=== Directions for this task ===
Transcribe the entries below exactly; leave every image out.
# Start of Data supplied
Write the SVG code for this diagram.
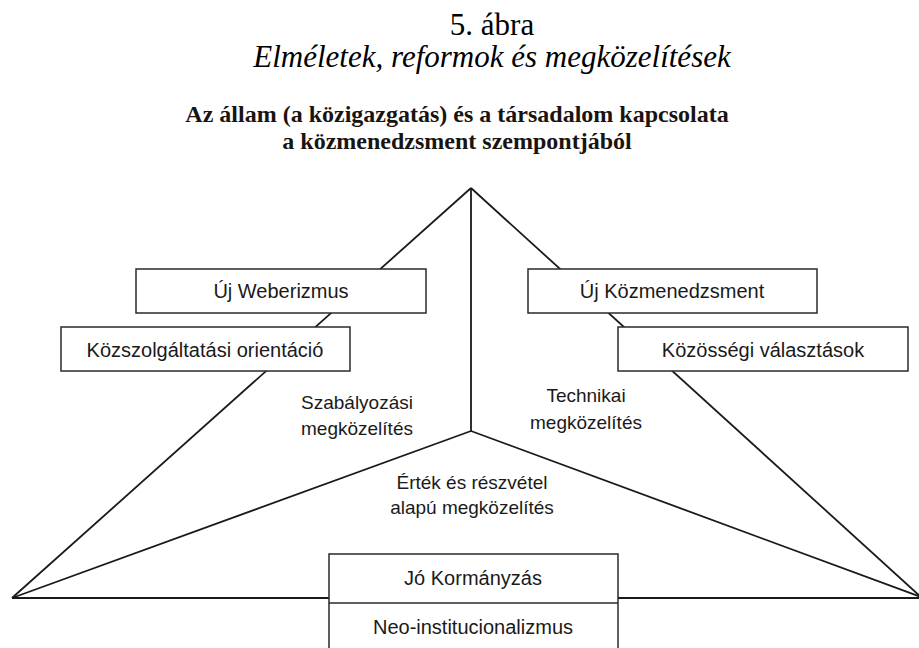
<svg xmlns="http://www.w3.org/2000/svg" width="919" height="648" viewBox="0 0 919 648">
<style>
.title{font-family:"Liberation Serif","Times New Roman",serif;fill:#000;text-anchor:middle}
.head{font-family:"Liberation Serif","Times New Roman",serif;font-weight:bold;font-size:24px;fill:#1a1410;text-anchor:middle}
.lbl{font-family:"Liberation Sans",Arial,sans-serif;font-size:20px;fill:#1a1a1a;text-anchor:middle}
.mid{font-family:"Liberation Sans",Arial,sans-serif;font-size:19px;fill:#1a1a1a;text-anchor:middle}
.box{fill:#fff;stroke:#2a2a2a;stroke-width:1.5}
.ln{stroke:#1a1a1a;stroke-width:1.8;fill:none}
</style>
<rect width="919" height="648" fill="#fff"/>
<g id="title">
<text class="title" x="492" y="35" font-size="31">5. ábra</text>
<text class="title" x="492" y="67" font-size="31" font-style="italic">Elméletek, reformok és megközelítések</text>
<text class="head" x="457" y="122">Az állam (a közigazgatás) és a társadalom kapcsolata</text>
<text class="head" x="457" y="149">a közmenedzsment szempontjából</text>
</g>
<g id="connectors">
<line class="ln" x1="471" y1="188" x2="12" y2="598"/>
<line class="ln" x1="471" y1="188" x2="921" y2="597"/>
<line class="ln" x1="471" y1="188" x2="471" y2="431"/>
<line class="ln" x1="471" y1="431" x2="12" y2="598"/>
<line class="ln" x1="471" y1="431" x2="921" y2="597"/>
<line class="ln" x1="12" y1="598" x2="329" y2="598"/>
<line class="ln" x1="618" y1="598" x2="921" y2="598"/>
</g>
<g id="uj-weberizmus">
<rect class="box" x="136" y="269" width="290" height="44"/>
<text class="lbl" x="281" y="298">Új Weberizmus</text>
</g>
<g id="kozszolgaltatasi-orientacio">
<rect class="box" x="61" y="327" width="289" height="44"/>
<text class="lbl" x="205" y="357">Közszolgáltatási orientáció</text>
</g>
<g id="uj-kozmenedzsment">
<rect class="box" x="528" y="269" width="289" height="44"/>
<text class="lbl" x="672" y="298">Új Közmenedzsment</text>
</g>
<g id="kozossegi-valasztasok">
<rect class="box" x="618" y="327" width="290" height="44"/>
<text class="lbl" x="763" y="357">Közösségi választások</text>
</g>
<g id="szabalyozasi">
<text class="mid" x="357" y="409">Szabályozási</text>
<text class="mid" x="357" y="435">megközelítés</text>
</g>
<g id="technikai">
<text class="mid" x="586" y="402">Technikai</text>
<text class="mid" x="586" y="429">megközelítés</text>
</g>
<g id="ertek">
<text class="mid" x="472" y="489">Érték és részvétel</text>
<text class="mid" x="472" y="514">alapú megközelítés</text>
</g>
<g id="jo-kormanyzas">
<rect class="box" x="329" y="554" width="289" height="110"/>
<line class="box" x1="329" y1="603" x2="618" y2="603"/>
<text class="lbl" x="473" y="585">Jó Kormányzás</text>
<text class="lbl" x="473" y="634">Neo-institucionalizmus</text>
</g>
</svg>
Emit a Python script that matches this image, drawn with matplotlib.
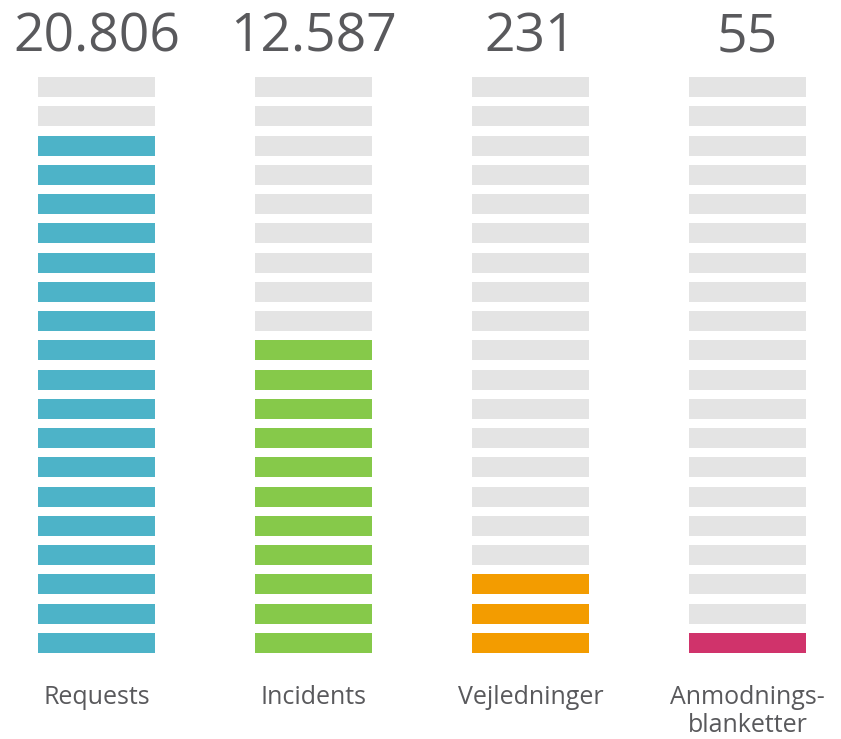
import matplotlib.pyplot as plt

plt.rcParams.update({
    "font.family": ["Open Sans", "DejaVu Sans"],
})

categories = ["Requests", "Incidents", "Vejledninger", "Anmodnings-\nblanketter"]
totals = ["20.806", "12.587", "231", "55"]
filled_segments = [18, 11, 3, 1]
n_segments = 20
colors = ["#4DB3C8", "#86C94A", "#F39C00", "#D0336B"]

EMPTY = "#E4E4E4"
TEXT = "#59595C"

# pixel layout helpers (figure is 841x739 px)
X0, DX = 96.5, 217.0       # centre of first column, column pitch
Y0, DY = 653.0, 29.26      # bottom of lowest segment, segment pitch
BAR_W = 117 / DX
BAR_H = 20 / DY

fig = plt.figure(figsize=(8.41, 7.39), dpi=100)
ax = fig.add_axes([0, 0, 1, 1])
ax.set_xlim(-X0 / DX, (841 - X0) / DX)
ax.set_ylim((Y0 - 739) / DY, Y0 / DY)
ax.axis("off")

for i, (cat, total, n_fill, col) in enumerate(zip(categories, totals, filled_segments, colors)):
    rows = list(range(n_segments))
    seg_colors = [col if r < n_fill else EMPTY for r in rows]
    ax.bar([i] * n_segments, [BAR_H] * n_segments, bottom=rows, width=BAR_W,
           color=seg_colors, linewidth=0, align="center")
    ax.text(i, (Y0 - 51) / DY, total, ha="center", va="baseline",
            fontsize=38.5, color=TEXT)
    for k, line in enumerate(cat.split("\n")):
        ax.text(i, (Y0 - 704 - 28 * k) / DY, line, ha="center", va="baseline",
                fontsize=18, color=TEXT)

fig.savefig("out.png", dpi=100, facecolor="white")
# End of Data supplied
=== Answer to this problem ===
Write the SVG code for this diagram.
<svg xmlns="http://www.w3.org/2000/svg" width="919" height="648" viewBox="0 0 919 648">
<style>
.title{font-family:"Liberation Serif","Times New Roman",serif;fill:#000;text-anchor:middle}
.head{font-family:"Liberation Serif","Times New Roman",serif;font-weight:bold;font-size:24px;fill:#1a1410;text-anchor:middle}
.lbl{font-family:"Liberation Sans",Arial,sans-serif;font-size:20px;fill:#1a1a1a;text-anchor:middle}
.mid{font-family:"Liberation Sans",Arial,sans-serif;font-size:19px;fill:#1a1a1a;text-anchor:middle}
.box{fill:#fff;stroke:#2a2a2a;stroke-width:1.5}
.ln{stroke:#1a1a1a;stroke-width:1.8;fill:none}
</style>
<rect width="919" height="648" fill="#fff"/>
<g id="title">
<text class="title" x="492" y="35" font-size="31">5. ábra</text>
<text class="title" x="492" y="67" font-size="31" font-style="italic">Elméletek, reformok és megközelítések</text>
<text class="head" x="457" y="122">Az állam (a közigazgatás) és a társadalom kapcsolata</text>
<text class="head" x="457" y="149">a közmenedzsment szempontjából</text>
</g>
<g id="connectors">
<line class="ln" x1="471" y1="188" x2="12" y2="598"/>
<line class="ln" x1="471" y1="188" x2="921" y2="597"/>
<line class="ln" x1="471" y1="188" x2="471" y2="431"/>
<line class="ln" x1="471" y1="431" x2="12" y2="598"/>
<line class="ln" x1="471" y1="431" x2="921" y2="597"/>
<line class="ln" x1="12" y1="598" x2="329" y2="598"/>
<line class="ln" x1="618" y1="598" x2="921" y2="598"/>
</g>
<g id="uj-weberizmus">
<rect class="box" x="136" y="269" width="290" height="44"/>
<text class="lbl" x="281" y="298">Új Weberizmus</text>
</g>
<g id="kozszolgaltatasi-orientacio">
<rect class="box" x="61" y="327" width="289" height="44"/>
<text class="lbl" x="205" y="357">Közszolgáltatási orientáció</text>
</g>
<g id="uj-kozmenedzsment">
<rect class="box" x="528" y="269" width="289" height="44"/>
<text class="lbl" x="672" y="298">Új Közmenedzsment</text>
</g>
<g id="kozossegi-valasztasok">
<rect class="box" x="618" y="327" width="290" height="44"/>
<text class="lbl" x="763" y="357">Közösségi választások</text>
</g>
<g id="szabalyozasi">
<text class="mid" x="357" y="409">Szabályozási</text>
<text class="mid" x="357" y="435">megközelítés</text>
</g>
<g id="technikai">
<text class="mid" x="586" y="402">Technikai</text>
<text class="mid" x="586" y="429">megközelítés</text>
</g>
<g id="ertek">
<text class="mid" x="472" y="489">Érték és részvétel</text>
<text class="mid" x="472" y="514">alapú megközelítés</text>
</g>
<g id="jo-kormanyzas">
<rect class="box" x="329" y="554" width="289" height="110"/>
<line class="box" x1="329" y1="603" x2="618" y2="603"/>
<text class="lbl" x="473" y="585">Jó Kormányzás</text>
<text class="lbl" x="473" y="634">Neo-institucionalizmus</text>
</g>
</svg>
Emit a Python script that matches this image, drawn with matplotlib.
import matplotlib.pyplot as plt

plt.rcParams.update({
    "font.family": ["Open Sans", "DejaVu Sans"],
})

categories = ["Requests", "Incidents", "Vejledninger", "Anmodnings-\nblanketter"]
totals = ["20.806", "12.587", "231", "55"]
filled_segments = [18, 11, 3, 1]
n_segments = 20
colors = ["#4DB3C8", "#86C94A", "#F39C00", "#D0336B"]

EMPTY = "#E4E4E4"
TEXT = "#59595C"

# pixel layout helpers (figure is 841x739 px)
X0, DX = 96.5, 217.0       # centre of first column, column pitch
Y0, DY = 653.0, 29.26      # bottom of lowest segment, segment pitch
BAR_W = 117 / DX
BAR_H = 20 / DY

fig = plt.figure(figsize=(8.41, 7.39), dpi=100)
ax = fig.add_axes([0, 0, 1, 1])
ax.set_xlim(-X0 / DX, (841 - X0) / DX)
ax.set_ylim((Y0 - 739) / DY, Y0 / DY)
ax.axis("off")

for i, (cat, total, n_fill, col) in enumerate(zip(categories, totals, filled_segments, colors)):
    rows = list(range(n_segments))
    seg_colors = [col if r < n_fill else EMPTY for r in rows]
    ax.bar([i] * n_segments, [BAR_H] * n_segments, bottom=rows, width=BAR_W,
           color=seg_colors, linewidth=0, align="center")
    ax.text(i, (Y0 - 51) / DY, total, ha="center", va="baseline",
            fontsize=38.5, color=TEXT)
    for k, line in enumerate(cat.split("\n")):
        ax.text(i, (Y0 - 704 - 28 * k) / DY, line, ha="center", va="baseline",
                fontsize=18, color=TEXT)

fig.savefig("out.png", dpi=100, facecolor="white")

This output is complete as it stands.